Anti-Aircraft Shell in Town
In fact, in downtown Honolulu, in spite of what the magazines said, there was only one projectile hit in Honolulu itself. And it was a returning anti-aircraft shell, not a Japanese bomb. And it hit a drug store, and Mrs. Nichols and her son were adjacent to the drug store when the shell hit. She happened to be in first gear, and when she got to our house, she was still in first gear. (laughs) She just put the pedal to the metal and came right on up.
Evacuation from Hawaii
We finally got evacuated in March or early April. We had been called to an earlier evacuation but mother went into hiding if you will, and we missed the ship so we were able to stay an extra month. And the reason for the evacuation was pretty much because the Hawaiian Islands aren’t self-sufficient food-wise and the fewer people that were there, the less [food] would have to be shipped out to the island. So we felt that was really the reason we were evacuated. Not from any fear of the Japanese coming.
Life after Pearl Harbor
We lived pretty much [the same] as before [Pearl Harbor was attacked.] We got black paint – I think it was artist’s paint of some kind – and we blacked out all the windows. We painted the headlights of the car, painted them over with just a little blue dot in the middle. As I said, whisky rationing happened right away. That didn’t bother me, but my mother made note of it to me.

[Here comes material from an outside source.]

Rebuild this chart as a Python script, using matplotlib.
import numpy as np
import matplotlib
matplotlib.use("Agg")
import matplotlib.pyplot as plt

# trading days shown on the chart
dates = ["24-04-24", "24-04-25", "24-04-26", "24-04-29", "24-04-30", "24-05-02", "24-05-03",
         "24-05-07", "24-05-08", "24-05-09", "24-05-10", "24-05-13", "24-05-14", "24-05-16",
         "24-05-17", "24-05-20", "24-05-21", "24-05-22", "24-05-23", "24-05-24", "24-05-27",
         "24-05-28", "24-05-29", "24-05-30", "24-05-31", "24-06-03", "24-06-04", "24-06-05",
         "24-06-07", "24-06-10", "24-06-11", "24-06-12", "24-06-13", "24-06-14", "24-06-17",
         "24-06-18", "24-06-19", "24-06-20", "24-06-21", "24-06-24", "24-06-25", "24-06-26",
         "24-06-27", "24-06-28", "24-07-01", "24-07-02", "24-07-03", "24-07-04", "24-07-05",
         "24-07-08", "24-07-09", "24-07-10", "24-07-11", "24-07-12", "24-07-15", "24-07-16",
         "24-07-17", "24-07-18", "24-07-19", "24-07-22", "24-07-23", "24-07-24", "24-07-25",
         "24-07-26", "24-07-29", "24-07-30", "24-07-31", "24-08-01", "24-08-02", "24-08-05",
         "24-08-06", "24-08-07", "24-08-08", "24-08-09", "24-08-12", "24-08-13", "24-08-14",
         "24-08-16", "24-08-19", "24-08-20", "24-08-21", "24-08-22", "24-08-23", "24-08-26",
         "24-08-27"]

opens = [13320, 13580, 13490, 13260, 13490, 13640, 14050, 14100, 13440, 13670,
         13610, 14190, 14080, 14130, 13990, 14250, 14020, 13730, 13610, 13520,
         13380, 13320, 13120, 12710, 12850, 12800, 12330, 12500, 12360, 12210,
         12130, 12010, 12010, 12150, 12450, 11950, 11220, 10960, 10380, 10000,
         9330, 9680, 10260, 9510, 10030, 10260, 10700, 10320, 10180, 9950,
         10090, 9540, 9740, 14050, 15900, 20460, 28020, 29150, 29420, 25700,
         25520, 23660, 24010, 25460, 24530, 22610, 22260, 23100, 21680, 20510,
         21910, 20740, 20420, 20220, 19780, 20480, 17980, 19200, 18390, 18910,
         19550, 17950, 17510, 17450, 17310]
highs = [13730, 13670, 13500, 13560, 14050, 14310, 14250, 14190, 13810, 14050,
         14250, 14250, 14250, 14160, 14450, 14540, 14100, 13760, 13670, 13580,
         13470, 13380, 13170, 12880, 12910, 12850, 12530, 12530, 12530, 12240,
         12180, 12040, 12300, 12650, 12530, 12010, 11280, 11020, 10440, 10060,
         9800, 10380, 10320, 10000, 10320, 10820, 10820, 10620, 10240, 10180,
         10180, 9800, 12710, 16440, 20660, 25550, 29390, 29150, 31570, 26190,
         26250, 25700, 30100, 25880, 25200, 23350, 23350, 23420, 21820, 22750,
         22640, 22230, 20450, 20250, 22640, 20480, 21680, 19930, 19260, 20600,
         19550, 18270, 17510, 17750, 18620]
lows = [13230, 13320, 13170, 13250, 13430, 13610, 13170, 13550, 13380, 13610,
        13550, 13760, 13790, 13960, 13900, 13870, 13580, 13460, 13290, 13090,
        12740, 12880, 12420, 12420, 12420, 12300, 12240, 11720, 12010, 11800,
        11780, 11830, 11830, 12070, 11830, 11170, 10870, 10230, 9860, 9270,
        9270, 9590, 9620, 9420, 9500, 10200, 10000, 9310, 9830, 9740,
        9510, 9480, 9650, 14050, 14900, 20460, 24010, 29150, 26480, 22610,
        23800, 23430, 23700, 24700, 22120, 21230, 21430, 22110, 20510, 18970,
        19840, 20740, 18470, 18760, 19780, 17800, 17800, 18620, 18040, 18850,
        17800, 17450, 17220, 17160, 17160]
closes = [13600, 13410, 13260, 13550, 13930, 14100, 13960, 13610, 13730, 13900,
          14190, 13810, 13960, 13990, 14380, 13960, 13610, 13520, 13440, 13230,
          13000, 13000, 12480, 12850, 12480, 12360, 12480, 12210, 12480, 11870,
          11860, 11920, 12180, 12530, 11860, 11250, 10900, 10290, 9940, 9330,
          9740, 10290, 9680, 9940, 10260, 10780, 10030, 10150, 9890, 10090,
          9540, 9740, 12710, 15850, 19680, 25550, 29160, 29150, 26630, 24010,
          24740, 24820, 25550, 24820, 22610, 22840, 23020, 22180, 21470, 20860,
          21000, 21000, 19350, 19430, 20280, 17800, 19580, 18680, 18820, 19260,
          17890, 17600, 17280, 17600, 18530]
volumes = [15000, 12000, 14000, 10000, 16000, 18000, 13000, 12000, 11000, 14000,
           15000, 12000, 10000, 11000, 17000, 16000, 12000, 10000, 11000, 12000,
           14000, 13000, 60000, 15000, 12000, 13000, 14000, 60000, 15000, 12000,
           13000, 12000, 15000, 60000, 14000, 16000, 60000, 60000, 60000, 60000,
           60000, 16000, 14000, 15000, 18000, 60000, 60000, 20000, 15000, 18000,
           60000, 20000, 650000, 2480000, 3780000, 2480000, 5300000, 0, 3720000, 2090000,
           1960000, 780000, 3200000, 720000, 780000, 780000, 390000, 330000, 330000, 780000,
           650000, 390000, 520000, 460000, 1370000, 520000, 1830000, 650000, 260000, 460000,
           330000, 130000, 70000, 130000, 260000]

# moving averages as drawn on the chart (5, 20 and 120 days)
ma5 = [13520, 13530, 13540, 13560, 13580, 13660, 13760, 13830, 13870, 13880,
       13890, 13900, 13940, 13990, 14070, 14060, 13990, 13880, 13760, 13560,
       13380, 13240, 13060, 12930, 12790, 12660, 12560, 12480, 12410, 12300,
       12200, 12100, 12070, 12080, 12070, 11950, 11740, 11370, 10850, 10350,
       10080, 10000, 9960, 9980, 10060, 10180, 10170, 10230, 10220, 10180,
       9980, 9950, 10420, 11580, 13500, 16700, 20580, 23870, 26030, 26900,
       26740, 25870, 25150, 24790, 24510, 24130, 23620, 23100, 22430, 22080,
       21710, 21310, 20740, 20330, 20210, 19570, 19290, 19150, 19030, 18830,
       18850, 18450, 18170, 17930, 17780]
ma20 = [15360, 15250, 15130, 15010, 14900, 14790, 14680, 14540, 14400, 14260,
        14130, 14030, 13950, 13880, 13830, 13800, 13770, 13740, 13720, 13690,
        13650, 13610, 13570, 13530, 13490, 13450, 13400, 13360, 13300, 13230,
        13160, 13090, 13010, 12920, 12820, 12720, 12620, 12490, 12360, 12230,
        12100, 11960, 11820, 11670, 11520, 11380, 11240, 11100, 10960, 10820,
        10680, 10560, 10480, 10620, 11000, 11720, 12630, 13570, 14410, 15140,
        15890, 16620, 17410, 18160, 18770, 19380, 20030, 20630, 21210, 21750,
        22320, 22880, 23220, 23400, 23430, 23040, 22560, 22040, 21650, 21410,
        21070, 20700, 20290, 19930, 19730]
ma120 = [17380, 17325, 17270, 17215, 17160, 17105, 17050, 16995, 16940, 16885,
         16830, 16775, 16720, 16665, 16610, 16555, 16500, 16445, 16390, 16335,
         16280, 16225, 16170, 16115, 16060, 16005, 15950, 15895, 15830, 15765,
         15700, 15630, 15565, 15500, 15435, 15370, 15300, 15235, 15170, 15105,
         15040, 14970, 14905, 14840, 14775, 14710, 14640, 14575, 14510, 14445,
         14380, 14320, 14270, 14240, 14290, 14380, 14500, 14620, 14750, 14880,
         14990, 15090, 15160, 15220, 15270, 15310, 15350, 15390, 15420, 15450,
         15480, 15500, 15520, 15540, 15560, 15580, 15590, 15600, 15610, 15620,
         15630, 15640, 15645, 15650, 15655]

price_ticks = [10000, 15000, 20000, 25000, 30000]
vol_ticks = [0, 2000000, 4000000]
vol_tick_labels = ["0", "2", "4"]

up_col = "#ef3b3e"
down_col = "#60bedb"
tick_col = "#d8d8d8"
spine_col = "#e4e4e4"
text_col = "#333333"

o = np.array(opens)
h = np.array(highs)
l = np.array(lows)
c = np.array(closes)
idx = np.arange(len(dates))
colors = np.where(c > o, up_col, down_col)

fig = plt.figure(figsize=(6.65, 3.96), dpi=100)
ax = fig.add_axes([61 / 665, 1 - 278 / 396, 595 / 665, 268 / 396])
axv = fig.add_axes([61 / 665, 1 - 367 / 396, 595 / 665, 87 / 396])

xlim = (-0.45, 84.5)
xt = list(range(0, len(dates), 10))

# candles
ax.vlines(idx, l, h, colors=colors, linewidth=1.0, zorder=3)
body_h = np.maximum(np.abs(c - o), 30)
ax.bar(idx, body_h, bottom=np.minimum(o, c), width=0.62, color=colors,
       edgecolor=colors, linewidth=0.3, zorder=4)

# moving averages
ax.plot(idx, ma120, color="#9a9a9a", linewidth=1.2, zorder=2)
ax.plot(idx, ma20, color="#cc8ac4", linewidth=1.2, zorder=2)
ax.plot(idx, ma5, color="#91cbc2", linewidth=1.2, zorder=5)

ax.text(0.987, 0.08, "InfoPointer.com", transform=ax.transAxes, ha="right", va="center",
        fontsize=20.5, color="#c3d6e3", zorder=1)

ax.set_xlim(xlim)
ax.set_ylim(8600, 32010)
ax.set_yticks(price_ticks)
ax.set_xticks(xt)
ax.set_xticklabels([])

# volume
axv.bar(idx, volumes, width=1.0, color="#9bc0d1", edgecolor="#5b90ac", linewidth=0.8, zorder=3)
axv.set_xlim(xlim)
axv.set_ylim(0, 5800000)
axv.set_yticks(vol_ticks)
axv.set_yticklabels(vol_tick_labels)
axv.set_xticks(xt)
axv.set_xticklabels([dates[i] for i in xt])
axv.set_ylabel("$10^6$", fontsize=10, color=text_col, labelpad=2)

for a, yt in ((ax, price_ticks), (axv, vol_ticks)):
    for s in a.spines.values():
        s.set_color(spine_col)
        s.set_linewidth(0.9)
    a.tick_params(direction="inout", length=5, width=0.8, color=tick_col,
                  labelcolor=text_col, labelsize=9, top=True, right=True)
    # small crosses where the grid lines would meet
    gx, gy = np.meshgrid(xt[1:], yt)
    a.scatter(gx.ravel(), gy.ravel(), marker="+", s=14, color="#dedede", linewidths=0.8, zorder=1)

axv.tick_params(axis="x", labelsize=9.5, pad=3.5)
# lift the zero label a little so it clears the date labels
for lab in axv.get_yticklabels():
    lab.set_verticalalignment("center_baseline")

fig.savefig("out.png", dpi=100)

Spotting the USS Shaw Story
Well one thing (this is a one-day event), we were at the beach in January or February. Now do I have to explain that that’s warm climate … you can go to the beach in January or February? And we saw a destroyer going by, and, by golly, its camouflage was so good, you couldn’t even see the front portion. You just saw the back end of it. It turns out it was the [USS] Shaw. And the Shaw had his bow blown off, and he put a temporary stub-bow on and sent it back to the States. So what we were looking at really didn’t have a bow.
Lack of Discrimination in Hawaii
Did you know if the Japanese-Americans [in Hawaii] felt anything discriminatory after Pearl Harbor?
Absolutely not. About six months before the war started – maybe a year before – there was an exercise where the National Guard manned all kinds of places around. Actually, in town, we had a machine gun nest on a corner one block from us. It was a bunch of sandbags set up for a machine gun nest. All the National Guards there were Japanese. They were American, but they looked Japanese.
Well, I don’t know if there was hatred in California or if it was just in Washington, but when they interned all of those people, it was a terrible thing to do. Heck, two out of every ten people in Hawaii were of Japanese origin. The people there did not think that just because they looked like a Japanese person that they were enemies. It would have been hell to pay if they did.